After almost 20 years of call-in radio, she feels too many people want to “feel good rather than do good.” Says Dr. Laura, “Choosing between an act of convenience and an act of conviction defines your character.”
For Schlessinger, religious traditions with their rules and values act as “bridges to carry us over the temptations of life.”
Even though a therapist herself, Dr. Laura writes, “Going to therapy is sometimes used to go into hiding from action. In therapy you talk. This is an extremely useful tool in its place, but talk without appropriate action is strictly a pacifier.
“Call me a heretic, but I believe that even with bad stuff in your past… you have choices. You need to activate your courage and move on. Of course, the typical argument is, ‘How dare you blame the victim for their unhappiness?’ I think there is a big difference between blaming the victim for the action of others and trying to get across the fact that perception, adaptation, and action are in their power right now.”
She advises people who are desperate for a relationship not to get intimately involved with someone who already has a bad track record. It takes courage and character as well as conscience to go to alone, until people can find someone better. “Being wanted for the wrong reasons is no blessing and certainly no compliment… Giving up your values to hold on to somebody is truly a sin against the self.

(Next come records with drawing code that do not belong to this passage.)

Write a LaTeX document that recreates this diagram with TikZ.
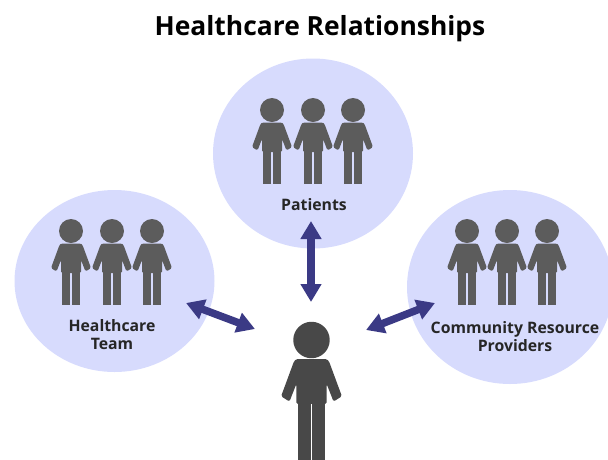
\documentclass[tikz,border=0pt]{standalone}
\usepackage{fontspec}
\setmainfont{Open Sans}
\usetikzlibrary{shapes.geometric,arrows.meta}
\definecolor{blob}{HTML}{D7DBFD}
\definecolor{arrowblue}{HTML}{3B3A85}
\definecolor{figgrey}{HTML}{5C5C5C}
\definecolor{figdark}{HTML}{484848}
\tikzset{
  blobnode/.style={ellipse,fill=blob,draw=none,inner sep=0pt,outer sep=0pt},
  label text/.style={font=\fontsize{15.8}{18}\selectfont\bfseries,text=black!85,align=center,inner sep=0pt},
  link/.style={draw=arrowblue,line width=7.5pt,{Triangle[length=18pt,width=20pt]}-{Triangle[length=18pt,width=20pt]}},
  pics/person/.style 2 args={code={
    \fill[#1] (0,0) circle[radius=12pt];
    \fill[#1,rounded corners=1.5pt] (-10pt,-12.5pt) -- (10pt,-12.5pt) -- (11.5pt,-14pt) -- (20pt,-37pt) -- (14.5pt,-40.5pt) -- (10pt,-29pt) -- (10pt,-42pt) -- (-10pt,-42pt) -- (-10pt,-29pt) -- (-14.5pt,-40.5pt) -- (-20pt,-37pt) -- (-11.5pt,-14pt) -- cycle;
    \fill[#1] (-9pt,-40pt) rectangle (-0.6pt,-#2pt);
    \fill[#1] (0.6pt,-40pt) rectangle (9pt,-#2pt);
  }}
}
\begin{document}
\begin{tikzpicture}[x=1pt,y=-1pt]
\useasboundingbox (0,0) rectangle (608,459);
\clip (0,0) rectangle (608,459);
\node[blobnode,minimum width=200pt,minimum height=190pt] (top) at (313,153.5) {};
\node[blobnode,minimum width=200pt,minimum height=182pt] (left) at (114.5,281) {};
\node[blobnode,minimum width=206pt,minimum height=194pt] (right) at (510,287) {};
\node[font=\fontsize{26.4}{30}\selectfont\bfseries,inner sep=0pt] (title) at (320,28.5) {Healthcare Relationships};
\foreach \x in {272,313,353} \pic at (\x,110) {person={figgrey}{74}};
\foreach \x in {71,112,152} \pic at (\x,231) {person={figgrey}{74}};
\foreach \x in {467,507,547} \pic at (\x,231) {person={figgrey}{74}};
\pic[scale=1.52] at (311.5,340) {person={figdark}{80}};
\node[label text] (lblpatients) at (314,205) {Patients};
\node[label text] (lblteam) at (112,335) {Healthcare\\Team};
\node[label text] (lblcomm) at (515,337) {Community Resource\\Providers};
\coordinate (a1) at (311,221);
\coordinate (a2) at (311,302);
\coordinate (b1) at (186,303);
\coordinate (b2) at (255,329);
\coordinate (c1) at (435,303);
\coordinate (c2) at (366,330);
\draw[link] (a1) -- (a2);
\draw[link] (b1) -- (b2);
\draw[link] (c1) -- (c2);
\end{tikzpicture}
\end{document}
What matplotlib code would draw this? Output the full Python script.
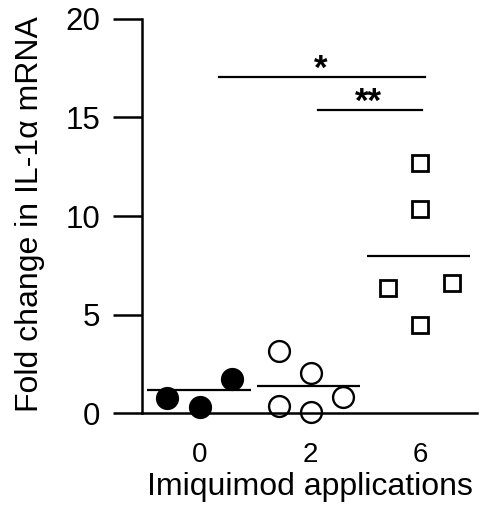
import matplotlib
matplotlib.use("Agg")
import matplotlib.pyplot as plt
import numpy as np

plt.rcParams['font.family'] = ['Liberation Sans', 'DejaVu Sans']

# data
groups = ["0", "2", "6"]
vals_0 = [0.78, 0.32, 1.73]
vals_2 = [3.16, 2.01, 0.36, 0.07, 0.80]
vals_6 = [12.7, 10.34, 6.33, 6.58, 4.47]
means = [1.15, 1.39, 7.97]

# horizontal scatter offsets within each group
off_0 = [-0.30, 0.0, 0.29]
off_2 = [-0.28, 0.01, -0.28, 0.01, 0.30]
off_6 = [0.0, 0.0, -0.29, 0.29, 0.0]

fig = plt.figure(figsize=(4.79, 5.11), dpi=100)
ax = fig.add_axes([142 / 479, 1 - 413 / 511, 335 / 479, 394 / 511])

ax.plot(np.array(off_0) + 0, vals_0, 'o', ms=15, mfc='black', mec='black', mew=1.7, clip_on=False)
ax.plot(np.array(off_2) + 1, vals_2, 'o', ms=15, mfc='white', mec='black', mew=1.7, clip_on=False)
ax.plot(np.array(off_6) + 2, vals_6, 's', ms=12, mfc='white', mec='black', mew=2.0, clip_on=False)

for i, m in enumerate(means):
    ax.plot([i - 0.48, i + 0.46], [m, m], color='black', lw=1.6, solid_capstyle='butt')

# significance bars
ax.plot([0.17, 2.05], [17.06, 17.06], color='black', lw=1.6)
ax.plot([1.075, 2.02], [15.37, 15.37], color='black', lw=1.6)
ax.text(1.1, 17.45, "*", ha='center', va='center', fontsize=25, fontweight='bold')
ax.text(1.53, 15.75, "**", ha='center', va='center', fontsize=25, fontweight='bold')

ax.set_xlim(-0.527, 2.52)
ax.set_ylim(0, 20)
ax.set_yticks([0, 5, 10, 15, 20])
ax.set_xticks([0, 1, 2])
ax.set_xticklabels(groups)

for s in ['top', 'right']:
    ax.spines[s].set_visible(False)
ax.spines['left'].set_linewidth(1.8)
ax.spines['bottom'].set_linewidth(1.8)

ax.tick_params(axis='y', length=21, width=1.8, pad=9, labelsize=22.5)
ax.tick_params(axis='x', length=0, pad=21, labelsize=20)

ax.set_ylabel("Fold change in IL-1\u03b1 mRNA", fontsize=23, va='center')
ax.yaxis.set_label_coords(-0.334, 0.505)
ax.set_xlabel("Imiquimod applications", fontsize=23, va='baseline')
ax.xaxis.set_label_coords(0.5015, -0.208)

fig.savefig("out.png", dpi=100)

“The choice others make in their behaviour is not within your control. However, the people who choose to befriend and the behaviours you choose to tolerate are a measure and reflection of you and of your character.”
Premarital and extramarital sex is out with Dr. Laura. Nor does she consider kids “ being pointed towards the condom dispensing center any direction about morals.”
No divorce
Dr. Laura has no time for parents who abandon their children, whether to abortion, full-time day-care or to another relationship. “You don’t quit on kids. There must be no divorce between parent and child. Often the ideal (of a two- parent family and parental care of children) is possible, it just is not valued.”
The book reveals little of Schlessinger’s own life. A member of the Jewish faith, Schlessinger’s own life. A member of the Jewish faith, Schlessinger is 48 and the married mother of one child. She shares only a couple of her personal dilemmas and instead focuses on those of her callers.
Like Dr. Laura, we need to know how to translate our ethics and values into a language that will be heard by our culture. We also need to speak to our own souls when we are tempted to trade in character, courage or conscience for the quick fix of self-gratification or self-delusion.
Dr. Laura is a bracing tonic and a smart talker who practices tough love. It is obvious from her listeners’ letters that she has changed many lives.
How Could You DO That? was in the best sellers list for the first half of 1996. It is an easy and invigorating read. For more Schlessinger, try her first book with a title only a woman could get away with these days: Ten Stupid Things Women Do to Mess up Their Lives.